Start AVAILABLE DATA

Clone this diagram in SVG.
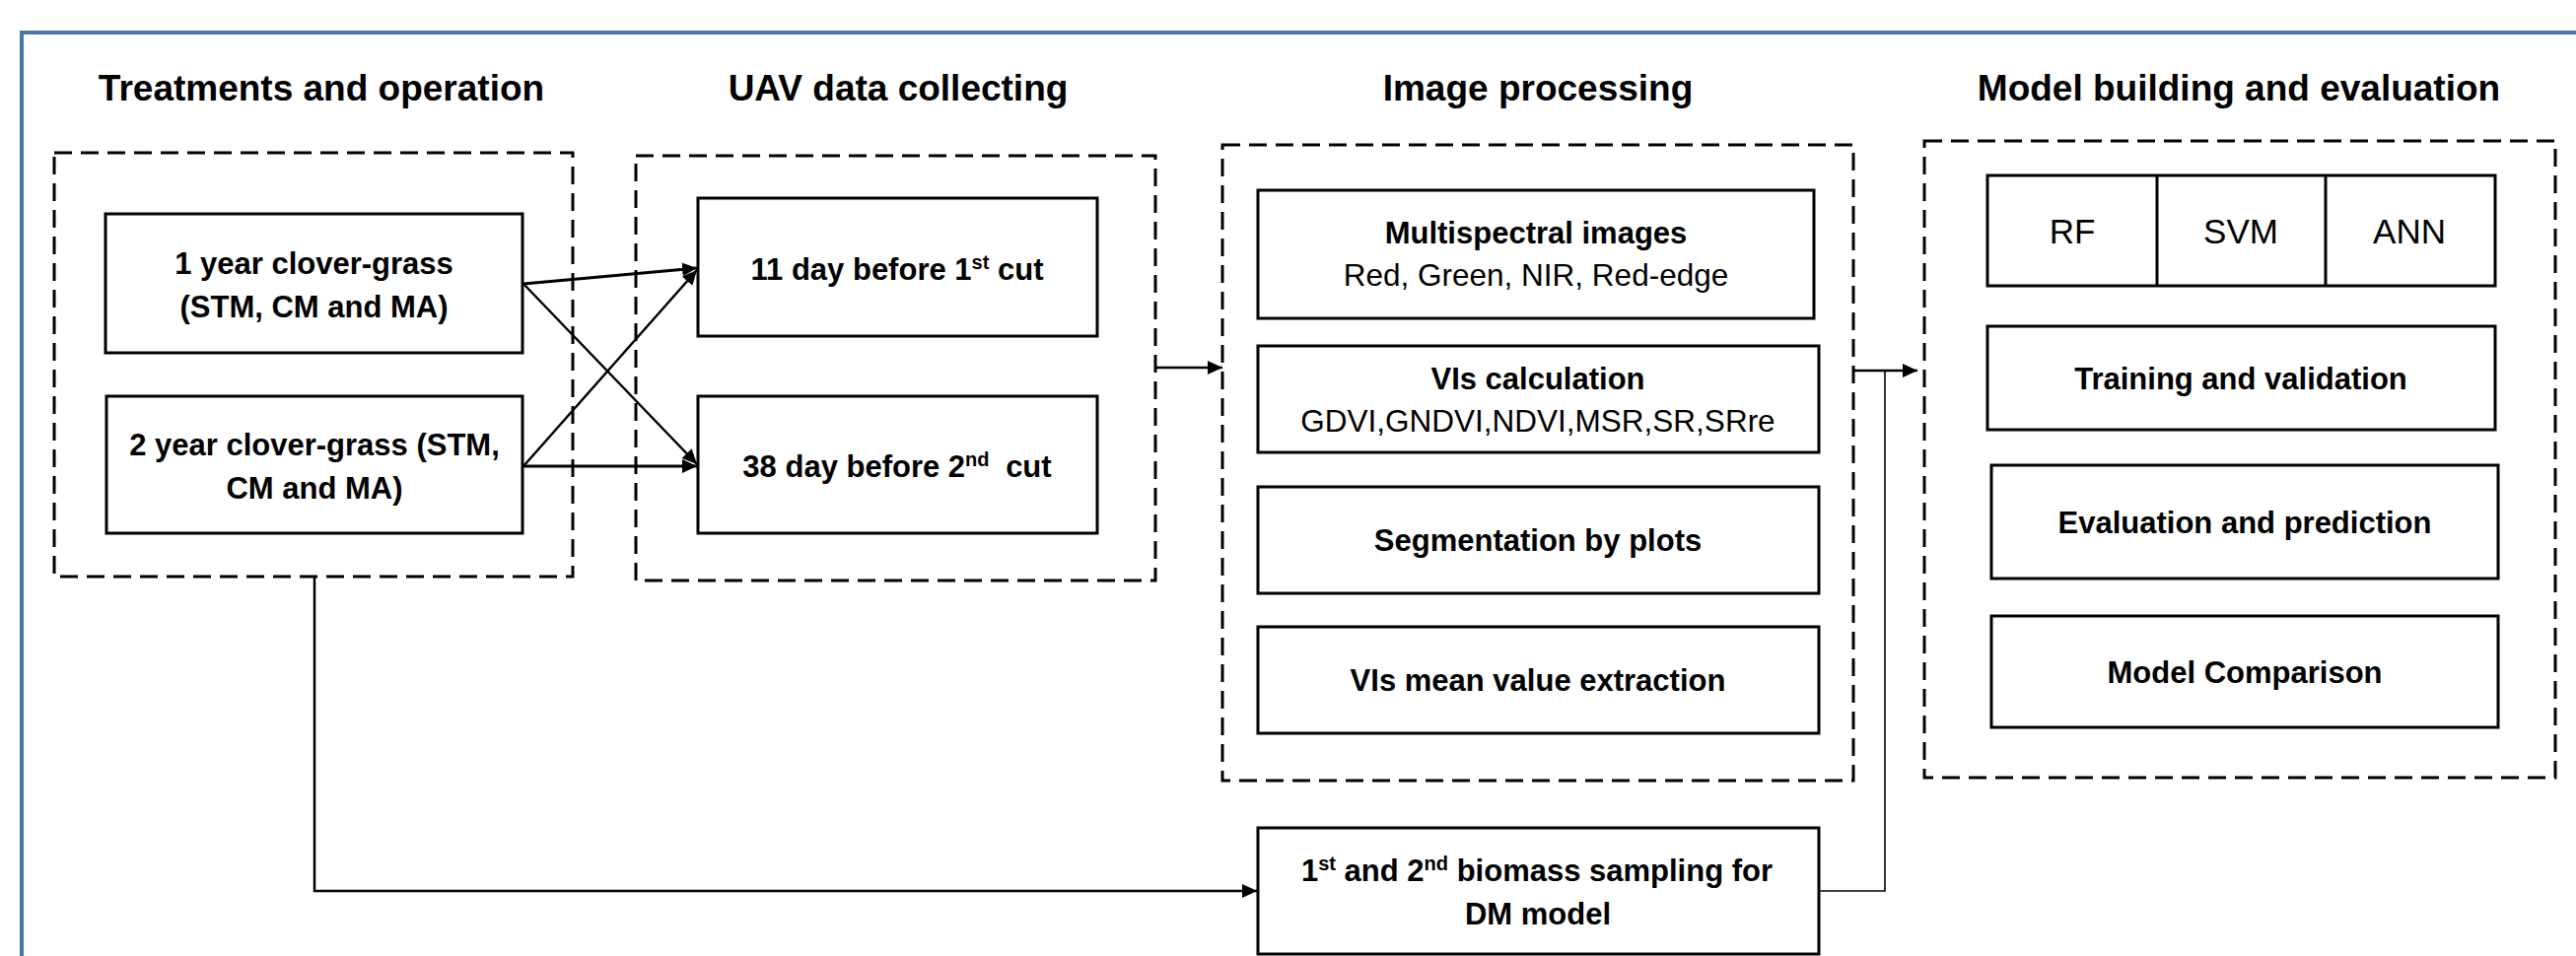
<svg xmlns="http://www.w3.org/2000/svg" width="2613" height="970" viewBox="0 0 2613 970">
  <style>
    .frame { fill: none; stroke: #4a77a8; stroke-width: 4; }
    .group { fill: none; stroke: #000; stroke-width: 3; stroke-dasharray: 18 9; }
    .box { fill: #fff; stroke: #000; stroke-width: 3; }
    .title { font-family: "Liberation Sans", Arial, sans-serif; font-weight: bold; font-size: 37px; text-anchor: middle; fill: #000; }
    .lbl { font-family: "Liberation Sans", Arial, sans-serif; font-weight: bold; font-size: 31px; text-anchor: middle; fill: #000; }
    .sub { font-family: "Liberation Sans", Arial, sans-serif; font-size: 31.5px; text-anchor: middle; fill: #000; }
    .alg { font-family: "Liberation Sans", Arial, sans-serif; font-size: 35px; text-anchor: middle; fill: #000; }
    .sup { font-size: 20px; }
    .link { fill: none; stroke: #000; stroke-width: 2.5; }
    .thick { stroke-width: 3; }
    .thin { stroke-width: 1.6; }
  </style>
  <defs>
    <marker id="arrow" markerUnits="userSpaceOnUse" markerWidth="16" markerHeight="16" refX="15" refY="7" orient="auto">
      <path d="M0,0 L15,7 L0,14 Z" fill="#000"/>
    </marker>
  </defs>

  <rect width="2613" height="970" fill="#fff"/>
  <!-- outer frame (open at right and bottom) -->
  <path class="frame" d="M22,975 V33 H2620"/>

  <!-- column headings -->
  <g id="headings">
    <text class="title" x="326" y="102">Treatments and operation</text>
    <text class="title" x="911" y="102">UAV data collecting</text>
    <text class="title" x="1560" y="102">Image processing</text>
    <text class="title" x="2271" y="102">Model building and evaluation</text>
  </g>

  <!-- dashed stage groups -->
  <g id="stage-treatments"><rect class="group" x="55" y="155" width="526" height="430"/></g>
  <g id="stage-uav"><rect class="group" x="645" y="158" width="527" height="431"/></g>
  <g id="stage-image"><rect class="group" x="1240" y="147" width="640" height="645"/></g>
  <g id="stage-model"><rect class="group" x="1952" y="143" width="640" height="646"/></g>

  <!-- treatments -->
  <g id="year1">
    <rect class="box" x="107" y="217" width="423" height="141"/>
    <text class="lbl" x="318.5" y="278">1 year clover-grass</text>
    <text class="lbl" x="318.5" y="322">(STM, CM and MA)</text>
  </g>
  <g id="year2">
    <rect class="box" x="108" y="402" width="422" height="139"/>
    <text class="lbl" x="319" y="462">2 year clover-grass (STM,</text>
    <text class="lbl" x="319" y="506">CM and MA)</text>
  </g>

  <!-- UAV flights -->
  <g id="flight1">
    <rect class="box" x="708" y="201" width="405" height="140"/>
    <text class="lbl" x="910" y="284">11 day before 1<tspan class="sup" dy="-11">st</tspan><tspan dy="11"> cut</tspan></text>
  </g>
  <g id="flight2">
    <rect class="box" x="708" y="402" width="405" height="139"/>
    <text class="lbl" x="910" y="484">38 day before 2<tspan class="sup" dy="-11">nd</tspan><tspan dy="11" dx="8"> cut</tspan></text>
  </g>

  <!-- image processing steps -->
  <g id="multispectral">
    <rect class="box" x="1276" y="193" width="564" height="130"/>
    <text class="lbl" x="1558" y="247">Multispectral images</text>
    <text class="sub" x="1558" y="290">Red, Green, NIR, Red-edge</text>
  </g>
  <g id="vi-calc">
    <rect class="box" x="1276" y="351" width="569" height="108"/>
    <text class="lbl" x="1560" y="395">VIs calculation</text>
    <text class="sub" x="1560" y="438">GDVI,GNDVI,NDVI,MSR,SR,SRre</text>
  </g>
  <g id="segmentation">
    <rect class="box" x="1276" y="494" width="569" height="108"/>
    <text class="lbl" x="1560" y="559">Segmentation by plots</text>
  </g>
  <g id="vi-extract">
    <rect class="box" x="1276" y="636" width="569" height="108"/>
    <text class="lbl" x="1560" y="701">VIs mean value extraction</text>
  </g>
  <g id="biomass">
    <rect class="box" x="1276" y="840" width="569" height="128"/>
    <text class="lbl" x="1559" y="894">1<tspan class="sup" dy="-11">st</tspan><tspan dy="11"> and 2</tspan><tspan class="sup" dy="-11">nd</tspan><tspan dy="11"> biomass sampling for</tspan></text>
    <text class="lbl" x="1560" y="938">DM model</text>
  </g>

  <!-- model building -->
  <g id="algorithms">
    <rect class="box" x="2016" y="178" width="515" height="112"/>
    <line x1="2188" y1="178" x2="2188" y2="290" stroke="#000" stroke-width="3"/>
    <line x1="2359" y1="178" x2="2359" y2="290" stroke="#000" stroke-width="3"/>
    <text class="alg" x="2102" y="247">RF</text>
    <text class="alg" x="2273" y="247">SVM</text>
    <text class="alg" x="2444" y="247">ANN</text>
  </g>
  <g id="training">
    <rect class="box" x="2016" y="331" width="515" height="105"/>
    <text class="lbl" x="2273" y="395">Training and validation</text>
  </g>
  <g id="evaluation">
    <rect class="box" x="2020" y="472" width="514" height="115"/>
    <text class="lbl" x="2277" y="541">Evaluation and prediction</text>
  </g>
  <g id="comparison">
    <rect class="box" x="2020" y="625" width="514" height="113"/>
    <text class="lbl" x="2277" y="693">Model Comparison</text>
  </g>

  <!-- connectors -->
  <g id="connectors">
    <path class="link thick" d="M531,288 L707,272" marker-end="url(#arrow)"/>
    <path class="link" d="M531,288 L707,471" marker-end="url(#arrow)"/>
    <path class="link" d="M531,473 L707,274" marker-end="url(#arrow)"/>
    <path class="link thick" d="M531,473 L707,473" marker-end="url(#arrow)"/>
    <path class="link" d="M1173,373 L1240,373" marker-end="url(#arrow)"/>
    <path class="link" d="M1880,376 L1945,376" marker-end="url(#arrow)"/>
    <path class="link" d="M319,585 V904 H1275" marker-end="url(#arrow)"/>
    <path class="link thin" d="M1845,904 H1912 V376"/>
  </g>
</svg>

End AVAILABLE DATA

▶ _YOUR GOAL_
Make an exact copy of the listing above. Do not include the pictures.

▶ _WRITTEN RESPONSE_
Clone this diagram in SVG.
<svg xmlns="http://www.w3.org/2000/svg" width="2613" height="970" viewBox="0 0 2613 970">
  <style>
    .frame { fill: none; stroke: #4a77a8; stroke-width: 4; }
    .group { fill: none; stroke: #000; stroke-width: 3; stroke-dasharray: 18 9; }
    .box { fill: #fff; stroke: #000; stroke-width: 3; }
    .title { font-family: "Liberation Sans", Arial, sans-serif; font-weight: bold; font-size: 37px; text-anchor: middle; fill: #000; }
    .lbl { font-family: "Liberation Sans", Arial, sans-serif; font-weight: bold; font-size: 31px; text-anchor: middle; fill: #000; }
    .sub { font-family: "Liberation Sans", Arial, sans-serif; font-size: 31.5px; text-anchor: middle; fill: #000; }
    .alg { font-family: "Liberation Sans", Arial, sans-serif; font-size: 35px; text-anchor: middle; fill: #000; }
    .sup { font-size: 20px; }
    .link { fill: none; stroke: #000; stroke-width: 2.5; }
    .thick { stroke-width: 3; }
    .thin { stroke-width: 1.6; }
  </style>
  <defs>
    <marker id="arrow" markerUnits="userSpaceOnUse" markerWidth="16" markerHeight="16" refX="15" refY="7" orient="auto">
      <path d="M0,0 L15,7 L0,14 Z" fill="#000"/>
    </marker>
  </defs>

  <rect width="2613" height="970" fill="#fff"/>
  <!-- outer frame (open at right and bottom) -->
  <path class="frame" d="M22,975 V33 H2620"/>

  <!-- column headings -->
  <g id="headings">
    <text class="title" x="326" y="102">Treatments and operation</text>
    <text class="title" x="911" y="102">UAV data collecting</text>
    <text class="title" x="1560" y="102">Image processing</text>
    <text class="title" x="2271" y="102">Model building and evaluation</text>
  </g>

  <!-- dashed stage groups -->
  <g id="stage-treatments"><rect class="group" x="55" y="155" width="526" height="430"/></g>
  <g id="stage-uav"><rect class="group" x="645" y="158" width="527" height="431"/></g>
  <g id="stage-image"><rect class="group" x="1240" y="147" width="640" height="645"/></g>
  <g id="stage-model"><rect class="group" x="1952" y="143" width="640" height="646"/></g>

  <!-- treatments -->
  <g id="year1">
    <rect class="box" x="107" y="217" width="423" height="141"/>
    <text class="lbl" x="318.5" y="278">1 year clover-grass</text>
    <text class="lbl" x="318.5" y="322">(STM, CM and MA)</text>
  </g>
  <g id="year2">
    <rect class="box" x="108" y="402" width="422" height="139"/>
    <text class="lbl" x="319" y="462">2 year clover-grass (STM,</text>
    <text class="lbl" x="319" y="506">CM and MA)</text>
  </g>

  <!-- UAV flights -->
  <g id="flight1">
    <rect class="box" x="708" y="201" width="405" height="140"/>
    <text class="lbl" x="910" y="284">11 day before 1<tspan class="sup" dy="-11">st</tspan><tspan dy="11"> cut</tspan></text>
  </g>
  <g id="flight2">
    <rect class="box" x="708" y="402" width="405" height="139"/>
    <text class="lbl" x="910" y="484">38 day before 2<tspan class="sup" dy="-11">nd</tspan><tspan dy="11" dx="8"> cut</tspan></text>
  </g>

  <!-- image processing steps -->
  <g id="multispectral">
    <rect class="box" x="1276" y="193" width="564" height="130"/>
    <text class="lbl" x="1558" y="247">Multispectral images</text>
    <text class="sub" x="1558" y="290">Red, Green, NIR, Red-edge</text>
  </g>
  <g id="vi-calc">
    <rect class="box" x="1276" y="351" width="569" height="108"/>
    <text class="lbl" x="1560" y="395">VIs calculation</text>
    <text class="sub" x="1560" y="438">GDVI,GNDVI,NDVI,MSR,SR,SRre</text>
  </g>
  <g id="segmentation">
    <rect class="box" x="1276" y="494" width="569" height="108"/>
    <text class="lbl" x="1560" y="559">Segmentation by plots</text>
  </g>
  <g id="vi-extract">
    <rect class="box" x="1276" y="636" width="569" height="108"/>
    <text class="lbl" x="1560" y="701">VIs mean value extraction</text>
  </g>
  <g id="biomass">
    <rect class="box" x="1276" y="840" width="569" height="128"/>
    <text class="lbl" x="1559" y="894">1<tspan class="sup" dy="-11">st</tspan><tspan dy="11"> and 2</tspan><tspan class="sup" dy="-11">nd</tspan><tspan dy="11"> biomass sampling for</tspan></text>
    <text class="lbl" x="1560" y="938">DM model</text>
  </g>

  <!-- model building -->
  <g id="algorithms">
    <rect class="box" x="2016" y="178" width="515" height="112"/>
    <line x1="2188" y1="178" x2="2188" y2="290" stroke="#000" stroke-width="3"/>
    <line x1="2359" y1="178" x2="2359" y2="290" stroke="#000" stroke-width="3"/>
    <text class="alg" x="2102" y="247">RF</text>
    <text class="alg" x="2273" y="247">SVM</text>
    <text class="alg" x="2444" y="247">ANN</text>
  </g>
  <g id="training">
    <rect class="box" x="2016" y="331" width="515" height="105"/>
    <text class="lbl" x="2273" y="395">Training and validation</text>
  </g>
  <g id="evaluation">
    <rect class="box" x="2020" y="472" width="514" height="115"/>
    <text class="lbl" x="2277" y="541">Evaluation and prediction</text>
  </g>
  <g id="comparison">
    <rect class="box" x="2020" y="625" width="514" height="113"/>
    <text class="lbl" x="2277" y="693">Model Comparison</text>
  </g>

  <!-- connectors -->
  <g id="connectors">
    <path class="link thick" d="M531,288 L707,272" marker-end="url(#arrow)"/>
    <path class="link" d="M531,288 L707,471" marker-end="url(#arrow)"/>
    <path class="link" d="M531,473 L707,274" marker-end="url(#arrow)"/>
    <path class="link thick" d="M531,473 L707,473" marker-end="url(#arrow)"/>
    <path class="link" d="M1173,373 L1240,373" marker-end="url(#arrow)"/>
    <path class="link" d="M1880,376 L1945,376" marker-end="url(#arrow)"/>
    <path class="link" d="M319,585 V904 H1275" marker-end="url(#arrow)"/>
    <path class="link thin" d="M1845,904 H1912 V376"/>
  </g>
</svg>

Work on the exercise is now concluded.